Consider this: a world consumed, altered and very nearly destroyed by a pandemic. No, this isn’t the plot of a dystopian novel, but the reality of an opening decade on Earth. COVID-19 is terrifying in its reach, its destruction and the cruel and unnerving fact it doesn’t distinguish either the old from the young or the ill from the well. Society has been both disbanded and brought together to wage a war against coronavirus. Shops have shut, businesses have closed and people have retreated into their homes for the long wait for the threat of coronavirus to pass over them. Of course, there is a frontline as there is in any war. This frontline is peopled by the NHS and the other professions needed to prop up society in the face of any pandemic. I have only my own narrow view of this new, surreal world to offer you and I hope it is enough.  I am neither a nurse rushing from one gravely ill patient to the next or a doctor burdened with informing a family that their infected loved one has died. I am merely a human being watching, as every being is, the unfolding of COVID-19 and waiting for its end. 
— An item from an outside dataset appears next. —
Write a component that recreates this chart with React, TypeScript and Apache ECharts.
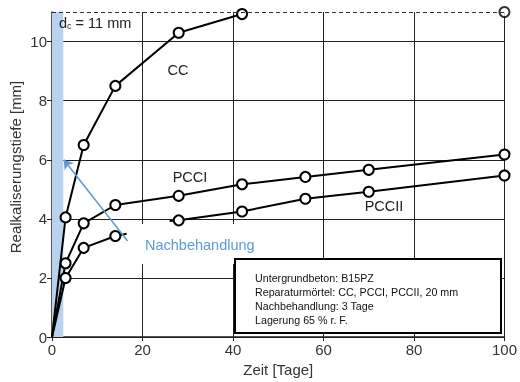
import React, { useEffect, useRef } from "react";
import * as echarts from "echarts";

const xTicks = [0, 20, 40, 60, 80, 100];
const yTicks = [0, 2, 4, 6, 8, 10];

const ccDays = [0, 3, 7, 14, 28, 42];
const ccDepth = [0, 4.05, 6.5, 8.5, 10.3, 10.93];
const ccLimitDays = [100];
const ccLimitDepth = [11];

const pcciDays = [0, 3, 7, 14, 28, 42, 56, 70, 100];
const pcciDepth = [0, 2.5, 3.85, 4.47, 4.78, 5.17, 5.42, 5.66, 6.18];

const pcciiDaysA = [0, 3, 7, 14, 16.5];
const pcciiDepthA = [0, 2.0, 3.02, 3.42, 3.5];
const pcciiDaysB = [26, 28, 42, 56, 70, 100];
const pcciiDepthB = [3.93, 3.95, 4.25, 4.68, 4.92, 5.47];

const dcLimit = 11;
const curingDays = [0, 2.5];
const arrowFrom = [16.7, 3.25];
const arrowTo = [2.6, 6.0];

const infoLines = [
  "Untergrundbeton: B15PZ",
  "Reparaturmörtel: CC, PCCI, PCCII, 20 mm",
  "Nachbehandlung: 3 Tage",
  "Lagerung 65 % r. F.",
];

const FONT = "Liberation Sans, Arial, sans-serif";
const TXT = "#333";
const BLUE = "#5b9bd5";

function pts(xs: number[], ys: number[], noSymbolIdx: number[] = []) {
  return xs.map((x, i) =>
    noSymbolIdx.includes(i) ? { value: [x, ys[i]], symbol: "none" } : [x, ys[i]]
  );
}

export default function App() {
  const ref = useRef<HTMLDivElement>(null);
  useEffect(() => {
    if (!ref.current) return;
    const chart = echarts.init(ref.current, undefined, { renderer: "svg" });
    const lineBase = {
      type: "line",
      symbol: "circle",
      symbolSize: 10,
      lineStyle: { color: "#000", width: 2, type: "solid" },
      itemStyle: { color: "#fff", borderColor: "#000", borderWidth: 2 },
      z: 3,
    };
    const pcciiData: any[] = [
      ...pts(pcciiDaysA, pcciiDepthA, [0, pcciiDaysA.length - 1]),
      ["-", "-"],
      ...pts(pcciiDaysB, pcciiDepthB, [0]),
    ];
    chart.setOption({
      animation: false,
      grid: { left: 52, right: 13, top: 12, bottom: 41 },
      xAxis: {
        type: "value",
        min: xTicks[0],
        max: xTicks[xTicks.length - 1],
        interval: 20,
        axisLine: { lineStyle: { color: "#222", width: 1.5 } },
        axisTick: { show: true, length: 4, lineStyle: { color: "#222" } },
        axisLabel: { color: TXT, fontSize: 15, fontFamily: FONT, margin: 5 },
        splitLine: { show: true, lineStyle: { color: "#222", width: 1, type: "solid" } },
        name: "Zeit [Tage]",
        nameLocation: "middle",
        nameGap: 21,
        nameTextStyle: { color: TXT, fontSize: 15, fontFamily: FONT },
      },
      yAxis: {
        type: "value",
        min: yTicks[0],
        max: dcLimit,
        interval: 2,
        axisLine: { show: true, lineStyle: { color: "#222", width: 1.5 } },
        axisTick: { show: true, length: 5, lineStyle: { color: "#222" } },
        axisLabel: { color: TXT, fontSize: 15, fontFamily: FONT, margin: 5, showMaxLabel: false },
        splitLine: { show: true, showMaxLine: false, lineStyle: { color: "#222", width: 1, type: "solid" } },
      },
      graphic: [
        {
          type: "rect",
          shape: { x: 128, y: 224, width: 134, height: 40 },
          style: { fill: "#fff" },
          z: 1,
        },
        {
          type: "text",
          x: 145,
          y: 245,
          style: {
            text: "Nachbehandlung",
            fill: BLUE,
            font: `14.5px ${FONT}`,
            verticalAlign: "middle",
          },
          z: 10,
        },
        {
          type: "text",
          x: 15,
          y: 167,
          rotation: Math.PI / 2,
          style: {
            text: "Realkaliserungstiefe [mm]",
            fill: TXT,
            font: `15px ${FONT}`,
            align: "center",
            verticalAlign: "middle",
          },
          z: 10,
        },
        {
          type: "text",
          x: 178,
          y: 70,
          style: { text: "CC", fill: "#222", font: `14.5px ${FONT}`, align: "center", verticalAlign: "middle" },
          z: 10,
        },
        {
          type: "text",
          x: 190,
          y: 177,
          style: { text: "PCCI", fill: "#222", font: `14.5px ${FONT}`, align: "center", verticalAlign: "middle" },
          z: 10,
        },
        {
          type: "text",
          x: 384,
          y: 206,
          style: { text: "PCCII", fill: "#222", font: `14.5px ${FONT}`, align: "center", verticalAlign: "middle" },
          z: 10,
        },
        {
          type: "text",
          x: 59,
          y: 23,
          style: {
            text: "{a|d}{b|c}{a| = 11 mm}",
            fill: "#222",
            verticalAlign: "middle",
            rich: {
              a: { fontSize: 14.5, fontFamily: FONT, fill: "#222" },
              b: { fontSize: 9, fontFamily: FONT, fill: "#222", padding: [6, 0, 0, 0] },
            },
          },
          z: 10,
        },
        {
          type: "rect",
          shape: { x: 235, y: 259, width: 266, height: 74 },
          style: { fill: "#fff", stroke: "#000", lineWidth: 2 },
          z: 10,
        },
        ...infoLines.map((t, i) => ({
          type: "text",
          x: 255,
          y: 278 + i * 14,
          style: { text: t, fill: "#111", font: `10.7px ${FONT}`, verticalAlign: "middle" },
          z: 11,
        })),
      ],
      series: [
        {
          ...lineBase,
          name: "CC",
          data: pts(ccDays, ccDepth, [0]),
          markArea: {
            silent: true,
            itemStyle: { color: "#b9d3ee", opacity: 1 },
            data: [[{ coord: [curingDays[0], 0] }, { coord: [curingDays[1], dcLimit] }]],
          },
          markLine: {
            silent: true,
            symbol: ["none", "none"],
            label: { show: false },
            lineStyle: { color: "#333", type: [4, 3], width: 1 },
            data: [{ yAxis: dcLimit }],
          },
        },
        {
          type: "scatter",
          name: "CC limit",
          symbol: "circle",
          symbolSize: 10,
          itemStyle: { color: "#fff", borderColor: "#000", borderWidth: 2 },
          z: 4,
          clip: false,
          data: pts(ccLimitDays, ccLimitDepth),
        },
        {
          ...lineBase,
          name: "PCCI",
          data: pts(pcciDays, pcciDepth, [0]),
        },
        {
          ...lineBase,
          name: "PCCII",
          data: pcciiData,
          markLine: {
            silent: true,
            symbol: ["none", "arrow"],
            symbolSize: 9,
            label: { show: false },
            lineStyle: { color: BLUE, type: "solid", width: 1.5 },
            data: [[{ coord: arrowFrom }, { coord: arrowTo }]],
          },
        },
      ],
    });
    return () => chart.dispose();
  }, []);
  return (
    <div
      ref={ref}
      style={{ position: "fixed", left: 0, top: 0, width: 520, height: 382 }}
    />
  );
}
I have never known such silence. It is both incredibly terrible and so very beautiful. I never noticed birdsong before or how insistent and unending it can be. It gets so quiet now that I think that I can hear the air itself. This quiet might be pretty, but I know that when it lifts that COVID-19 has conceded and humanity has won. I will know that we have conquered as we have conquered history itself before this. I am a patient on a psychiatric ward and the ward has become its own bubble. I am among the same people and I do the same things constantly. This normality and routine causes me to feel safe and secure. I know that coronavirus could find me here as it could find me anywhere, but at once I am certain that it can’t. Having been sectioned and having had my right to come and go independently removed to assure my own safety there is an ease for me in not being able to leave the unit. My relationships with those on the ward with me, both patients and staff, have grown and depended. The outside world has dropped away and has been replaced with endless rounds of cards, the playing of board games and the watching of films. I do miss my family, but I know this absence, regardless of its length, will allow us to be together longer. I don’t miss physical contact though as I have affection shown in eye contact and tone of voice. 

I am not afraid of the future now. Neither war nor famine could scare me as I know that humanity can adjust to and survive anything.